Here
is some Buddha wisdom that speaks to me: “Few are they who cross to the further
shore. Most merely run up and down the bank.”
How
restrained, how meager our experience of life often is. We settle in to
comfortable limits and hold on to what we've always thought and believed and
done. We walk the old territory up and down the mundane spaces of our days and
miss so much.
I’m
guilty. Most of us are.
Huge
swaths of our modern society seem locked in some circumscribed routine of
thought and action. Where are the social revolutionaries of the past? Where are
the political and religious trouble makers, the heroes and heroines who stir up
the status quo and arouse change that improves life for all of us? I want to be
one of them.
Robert
Kennedy convinced his president brother that school segregation was
intolerable. He fought union corruption and the mafia influence. “We will not
stand by or be aloof,” he said in a speech to the University of Georgia Law
School, “we will move.” He did move. And so did society under his influence for
the good of many. A politician with a conscience and compassion. Unheard of
today. I admire his solidarity with humanity in spite of his family wealth and
position.
Mother
Teresa, uninterested in money or power or fame, was restless in the safety of
her convent. On a personal retreat away from others she felt moved to do
something for the poor and the sick. She received medical missions training so
she could be helpful. Then one day, dressed for the first time in a white blue
bordered sari, she walked out of the convent into the dirty streets of Calcutta
to, as she later said, find and serve Jesus “in the unwanted, the unloved, the
uncared for.” She was eventually followed by some of her female students. And
in time, with them by her side, she started the Charity of Sisters Order. She
went into the shacks of the poor and washed the sores of children. She lifted
old men out of their filth and fed them and nursed them to health. She held women
dying with tuberculosis and leprosy and defied disease to stop her efforts to
care. “As to my calling,” she said, “I belong to the world. As to my heart, I
belong entirely to the Heart of Jesus.” Bold. Unafraid. Selfless. I envy that
spirit. I am embarrassed by my own reluctance to be so giving; to do something
brave and loving without regard to my own ego.
Martin
Luther King, Jr. endured the mocking violent bigoted crowds of the 60s and
fought for Civil Rights. An ordained educated minister he did not sit in some
lavish television studio manipulating the gullible for money to finance summer
homes and luxury cars for himself. He did not court politicians for power and
greed. Instead, he walked the streets of the dangerous South in protest of
black poverty and cheap wages and segregated communities. He was jailed. He was
vilified. He was threatened. And finally he was murdered. But what
extraordinary changes he prompted. He gave dignity to his race and raised a
whole generation of Americans to see the evil and inhumanity of racial hatred
and prejudice. I want his vision, his abundant courage, his love of people, his
hope for social progress.
These
and others not as well known are those who stopped pacing up and down the banks
and forged the deep waters, ignoring the clear dangers, contending with hidden
obstacles, and, following a higher purpose of life than just existence, monotony,
security and triviality, made a difference where they were. Flawed. Human.

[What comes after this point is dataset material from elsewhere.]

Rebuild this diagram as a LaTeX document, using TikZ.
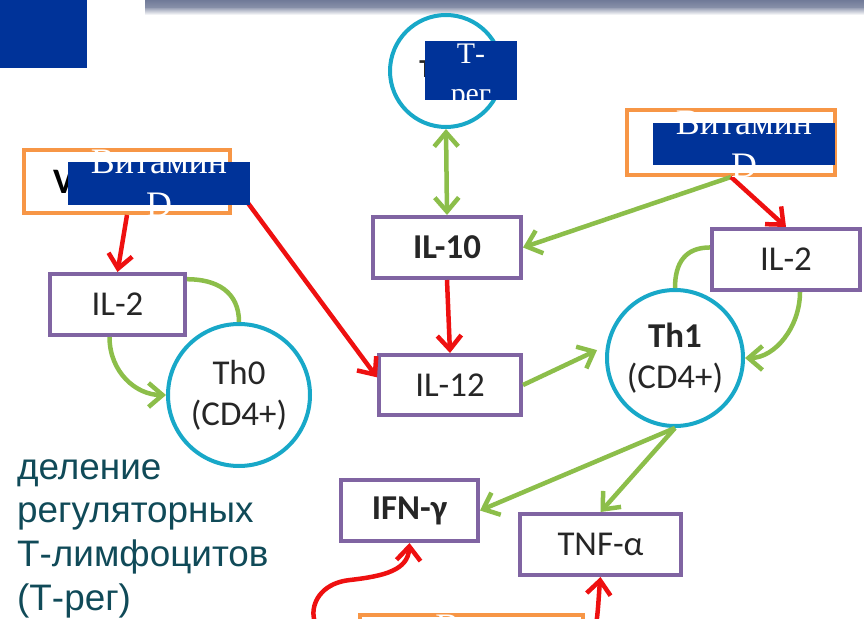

Mortal. Still, they were not dissuaded from their cause.
I
want to walk out into those deep places that carry one over to the further
shore. I want to know what it is to live expansively, to see needs and meet
them, whatever the effort or the cost or the trouble.
We
don’t any of us have to have illusions of grandeur to do this. Just a
willingness to cross the river and see what we’re willing to learn and become
in our journey to be a fully loving growing person.